L’originalité d’une œuvre de l’esprit est la condition sine qua none de sa protection par un droit d’auteur, en application de l’article L.111-1 du Code de la propriété intellectuelle. Elle est appréhendée par les juges comme le résultat de l’empreinte de la personnalité de l’auteur.
De façon assez contre-intuitive, cette notion est assez contestée dès que l’on aborde l’art photographique.
Ainsi, dans un jugement rendu le 14 juin 2024, le Tribunal judicaire de Paris devait se prononcer sur l’originalité de photographies prises afin d’être affichées sur un packaging de bouteilles d’eau minérale.
En l’espèce, une société affichait, sans autorisation, les photographies d’un photographe sur les packagings de ses deux marques d’eaux minérales.
Le photographe, après mise en demeure, assigne la société en contrefaçon de ses droits d’auteurs sur ces photographies justifiant qu’elles constituaient des créations originales, empreintes de sa personnalité.
La société défenderesse soutient a contrario, que le photographe, ayant été guidé par des directives techniques données par la société, n’était qu’un prestataire s’étant contenté d’exécuter ces directives.

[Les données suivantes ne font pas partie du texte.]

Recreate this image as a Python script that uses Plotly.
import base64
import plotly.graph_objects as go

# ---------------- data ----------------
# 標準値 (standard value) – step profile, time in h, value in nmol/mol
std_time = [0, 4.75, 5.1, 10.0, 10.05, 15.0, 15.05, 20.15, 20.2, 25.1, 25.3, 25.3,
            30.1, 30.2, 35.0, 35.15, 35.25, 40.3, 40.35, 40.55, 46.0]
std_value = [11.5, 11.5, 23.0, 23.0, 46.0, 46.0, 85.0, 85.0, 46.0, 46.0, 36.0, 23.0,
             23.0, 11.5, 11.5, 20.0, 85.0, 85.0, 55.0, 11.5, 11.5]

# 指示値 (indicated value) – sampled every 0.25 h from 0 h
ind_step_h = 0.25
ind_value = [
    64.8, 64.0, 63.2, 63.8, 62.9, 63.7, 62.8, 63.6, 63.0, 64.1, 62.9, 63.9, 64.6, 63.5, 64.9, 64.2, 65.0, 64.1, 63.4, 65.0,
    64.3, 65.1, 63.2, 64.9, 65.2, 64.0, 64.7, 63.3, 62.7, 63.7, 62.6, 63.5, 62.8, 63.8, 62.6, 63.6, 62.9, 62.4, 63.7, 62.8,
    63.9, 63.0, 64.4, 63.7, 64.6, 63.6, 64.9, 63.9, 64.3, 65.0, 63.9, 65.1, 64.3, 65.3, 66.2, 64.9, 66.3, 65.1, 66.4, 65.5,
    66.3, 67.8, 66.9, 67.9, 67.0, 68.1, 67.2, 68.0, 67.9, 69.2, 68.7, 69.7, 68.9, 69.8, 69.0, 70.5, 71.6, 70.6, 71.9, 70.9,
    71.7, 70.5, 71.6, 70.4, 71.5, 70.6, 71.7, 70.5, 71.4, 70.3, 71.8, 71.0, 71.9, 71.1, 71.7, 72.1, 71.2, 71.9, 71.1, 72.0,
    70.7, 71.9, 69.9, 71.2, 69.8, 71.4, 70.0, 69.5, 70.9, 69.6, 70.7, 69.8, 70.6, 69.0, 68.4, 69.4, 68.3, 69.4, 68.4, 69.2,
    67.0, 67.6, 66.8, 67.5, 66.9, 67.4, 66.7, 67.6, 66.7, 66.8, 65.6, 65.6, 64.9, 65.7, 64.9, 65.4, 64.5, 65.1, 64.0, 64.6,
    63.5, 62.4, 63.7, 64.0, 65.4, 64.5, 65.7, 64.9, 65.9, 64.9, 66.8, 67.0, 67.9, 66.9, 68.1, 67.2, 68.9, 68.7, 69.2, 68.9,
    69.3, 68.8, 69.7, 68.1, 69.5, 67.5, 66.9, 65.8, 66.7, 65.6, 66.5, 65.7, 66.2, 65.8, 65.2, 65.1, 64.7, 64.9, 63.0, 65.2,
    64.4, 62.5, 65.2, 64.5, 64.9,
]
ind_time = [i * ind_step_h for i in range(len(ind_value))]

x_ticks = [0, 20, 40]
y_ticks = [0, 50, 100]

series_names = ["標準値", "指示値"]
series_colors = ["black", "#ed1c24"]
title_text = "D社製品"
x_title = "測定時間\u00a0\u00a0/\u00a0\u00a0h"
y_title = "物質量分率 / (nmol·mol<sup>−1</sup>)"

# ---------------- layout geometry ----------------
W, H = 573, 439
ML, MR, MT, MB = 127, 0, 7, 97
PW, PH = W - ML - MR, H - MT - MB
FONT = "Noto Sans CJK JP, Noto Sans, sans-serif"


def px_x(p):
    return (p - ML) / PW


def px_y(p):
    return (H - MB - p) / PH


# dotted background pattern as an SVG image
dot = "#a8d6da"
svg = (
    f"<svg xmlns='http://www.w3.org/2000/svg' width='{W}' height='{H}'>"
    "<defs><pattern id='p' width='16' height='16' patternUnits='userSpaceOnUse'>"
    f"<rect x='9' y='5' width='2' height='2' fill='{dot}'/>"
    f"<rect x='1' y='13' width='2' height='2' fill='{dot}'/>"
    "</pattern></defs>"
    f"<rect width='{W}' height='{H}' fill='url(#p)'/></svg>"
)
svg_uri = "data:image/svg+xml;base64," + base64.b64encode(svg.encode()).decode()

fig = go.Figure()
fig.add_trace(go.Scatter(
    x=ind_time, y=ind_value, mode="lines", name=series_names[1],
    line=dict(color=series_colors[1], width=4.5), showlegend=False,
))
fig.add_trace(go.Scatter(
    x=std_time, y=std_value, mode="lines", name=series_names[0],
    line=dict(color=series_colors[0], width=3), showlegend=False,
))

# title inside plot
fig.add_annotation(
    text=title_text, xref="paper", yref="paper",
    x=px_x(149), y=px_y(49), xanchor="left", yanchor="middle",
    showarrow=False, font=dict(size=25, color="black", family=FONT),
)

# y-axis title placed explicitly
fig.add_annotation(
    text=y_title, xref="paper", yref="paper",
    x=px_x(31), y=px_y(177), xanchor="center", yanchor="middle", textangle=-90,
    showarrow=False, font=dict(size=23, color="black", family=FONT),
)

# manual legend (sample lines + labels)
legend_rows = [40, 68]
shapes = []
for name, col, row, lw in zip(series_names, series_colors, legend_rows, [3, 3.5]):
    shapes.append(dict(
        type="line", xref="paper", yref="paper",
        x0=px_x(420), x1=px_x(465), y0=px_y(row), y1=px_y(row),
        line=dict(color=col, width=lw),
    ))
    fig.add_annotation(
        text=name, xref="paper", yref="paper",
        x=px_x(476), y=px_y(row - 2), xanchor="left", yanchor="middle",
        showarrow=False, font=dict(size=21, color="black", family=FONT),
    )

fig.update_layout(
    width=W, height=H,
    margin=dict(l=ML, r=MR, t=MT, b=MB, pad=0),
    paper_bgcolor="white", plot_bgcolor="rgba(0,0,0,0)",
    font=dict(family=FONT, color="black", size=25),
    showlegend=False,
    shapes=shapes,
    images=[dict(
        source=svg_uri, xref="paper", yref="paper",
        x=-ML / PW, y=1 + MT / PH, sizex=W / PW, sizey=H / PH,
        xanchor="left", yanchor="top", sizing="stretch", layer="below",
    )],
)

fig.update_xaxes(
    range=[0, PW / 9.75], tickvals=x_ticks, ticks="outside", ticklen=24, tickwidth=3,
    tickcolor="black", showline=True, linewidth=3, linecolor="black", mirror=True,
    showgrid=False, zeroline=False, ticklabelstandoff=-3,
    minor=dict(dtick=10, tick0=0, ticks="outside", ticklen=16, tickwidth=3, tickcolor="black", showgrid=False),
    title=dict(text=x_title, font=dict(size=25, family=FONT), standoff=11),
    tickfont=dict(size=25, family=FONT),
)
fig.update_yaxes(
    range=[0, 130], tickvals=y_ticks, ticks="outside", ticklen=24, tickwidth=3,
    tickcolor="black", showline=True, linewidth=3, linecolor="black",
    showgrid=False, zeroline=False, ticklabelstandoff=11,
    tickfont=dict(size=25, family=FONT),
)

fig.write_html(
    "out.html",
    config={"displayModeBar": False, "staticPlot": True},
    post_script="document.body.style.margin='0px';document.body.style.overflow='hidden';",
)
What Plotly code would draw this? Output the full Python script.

Partant, elle conteste l’originalité de ces photographies qui ne témoigneraient pas d’un effort créatif suffisant pour être qualifiées comme telles.
Dans une analyse in concreto, le Tribunal reconnait une originalité pour les photographies affichées sur les packagings de la première marque, aux motifs qu’elles contribuaient à donner une nouvelle identité à cette marque.
Toutefois, les juges rejettent l’originalité des photographies affichées par la seconde marque, aux motifs que le photographe n’avait fait que reprendre des éléments graphiques préexistants et devait, par conséquent, être considéré comme simple prestataire graphique.
Dans leur décision les juges justifient cette différence de traitement par le fait que, sur le premier packaging, le photographe tendait à mettre en avant la singularité, la distinction existante entre l’eau en question et les autres eaux concurrentes. Cela passait notamment par la mise en avant visuelle de ses diverses vertus (fraîcheur, …) ou de son origine géographique. Ainsi, selon les juges la combinaison de ces éléments graphiques, propres à cette eau, était de nature à caractériser l’originalité de ces photographies.
Sur la seconde photographie les juges relèvent l’absence d’effort créatif. En effet, selon eux le photographe n’avait fait que reprendre des éléments déjà présents dans l’identité graphique de la marque (fond bleu, paysage montagneux), mais sans y apporter d’éléments propres.
L’originalité reste donc une notion éminemment subjective et factuelle et l’on peut s’interroger sur la manière dont les juges pourront statuer sur des créations (notamment photographiques) composées en totalité ou en partie par des outils d’intelligence artificielle.